Darden Restaurant, Under Pressure, Revises Plan to Slash Hours
December 7, 2012 8:34 am
Ducking the increased cost of Obamacare by reducing the number of full-time employees is both bad PR and bad business, it appears. The Darden restaurant group (Red Lobster, Olive Garden), that made headlines with plans to test cutting full-time employees to avoid insuring them or paying fees, announced plans to jettison the program after a wave of bad publicity and worker dissatisfaction impacted earnings projections.
The Huffington Post reported on the backlash and company reaction:
After Darden’s tests were reported in October, the company received a flood of feedback from customers through its website, on Facebook and in restaurants, said Bob McAdam, who heads government affairs and community relations for Darden. Additionally, he said that internal surveys showed both employee and customer satisfaction declined at restaurants where the tests were in place.
“What that taught us is that our restaurants perform better when we have full-time hourly employees involved,” he said.
Darden is now saying that its 45,000 full-time employees — just one quarter of the company’s 180,000 strong workforce — will not have their hours cut, and will have access to benefits.
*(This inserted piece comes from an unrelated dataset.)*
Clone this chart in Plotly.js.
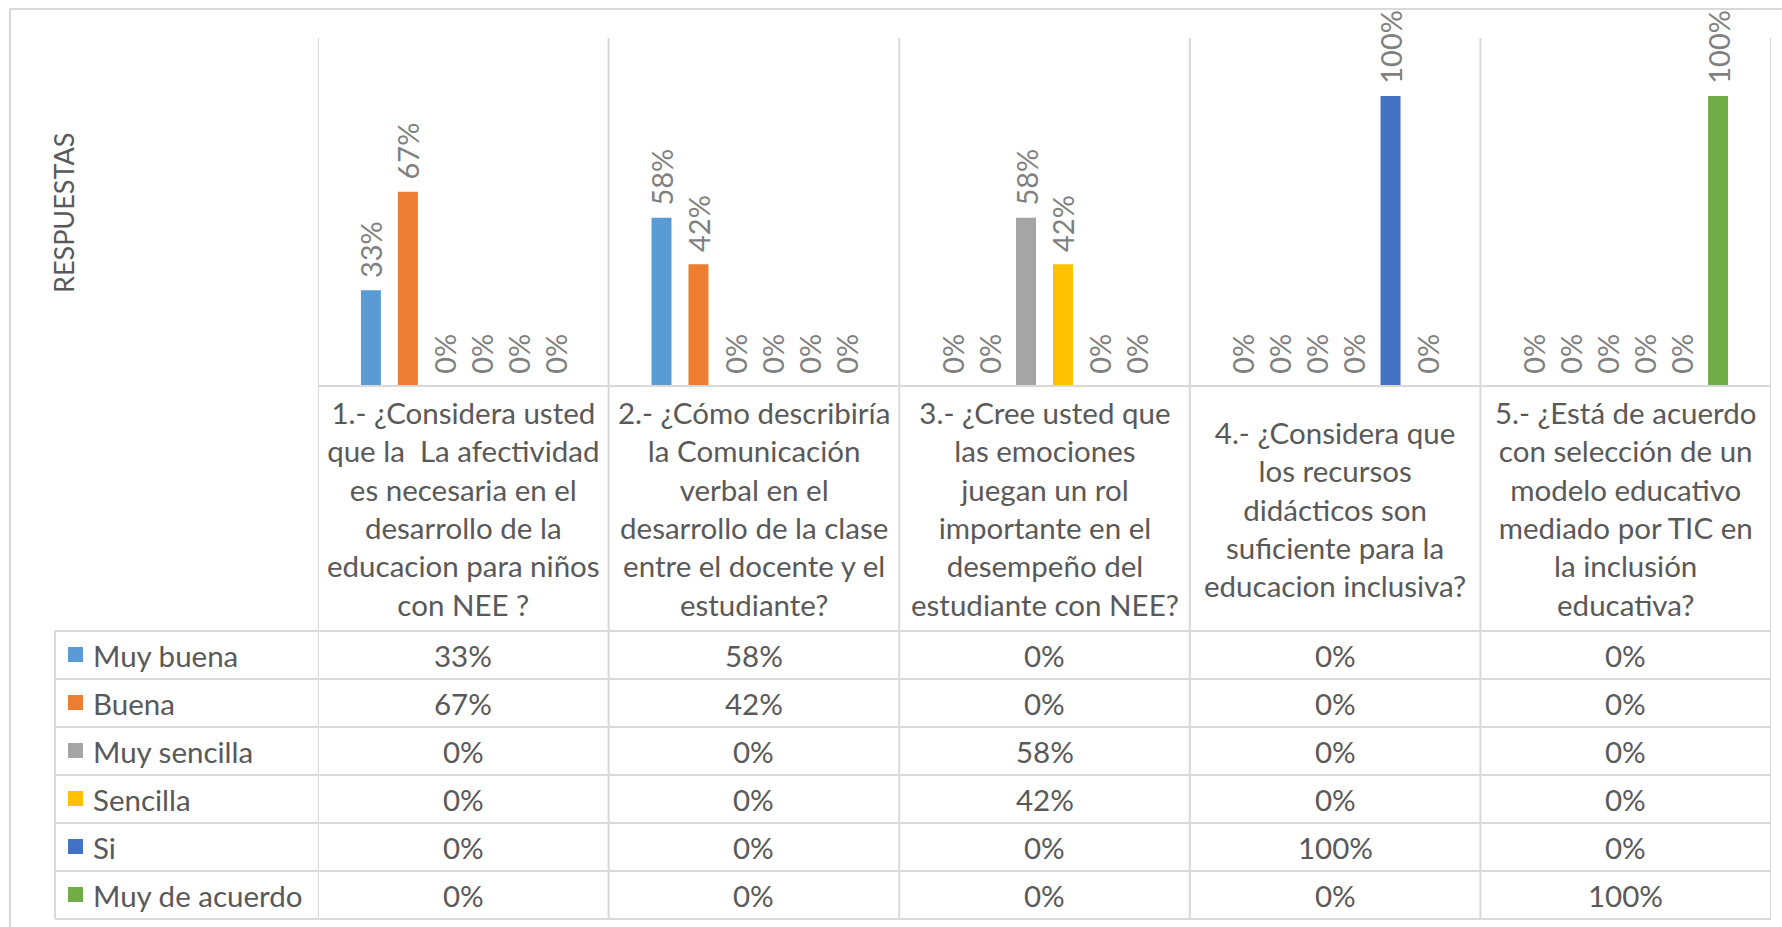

In this case, it seems that public outcry and obvious worker dissatisfaction have produced results, but the Darden Restaurant Group is at the forefront of anti-worker policy. They have consistently lobbied to keep the tipped minimum wage at $2.83, and are the focus of a number of class action lawsuits alleging wage theft and discrimination.
There are other options for those who wish to eat out without a side of worker suppression. The Restaurant Opportunities Center just released its 2013 Diner’s Guide (also available as a free iPhone or iPad app). The national guide promotes restaurants that offer higher minimum wages ($5 for tipped employees, $9 for non-tipped employees), paid sick days and real opportunities for advancement.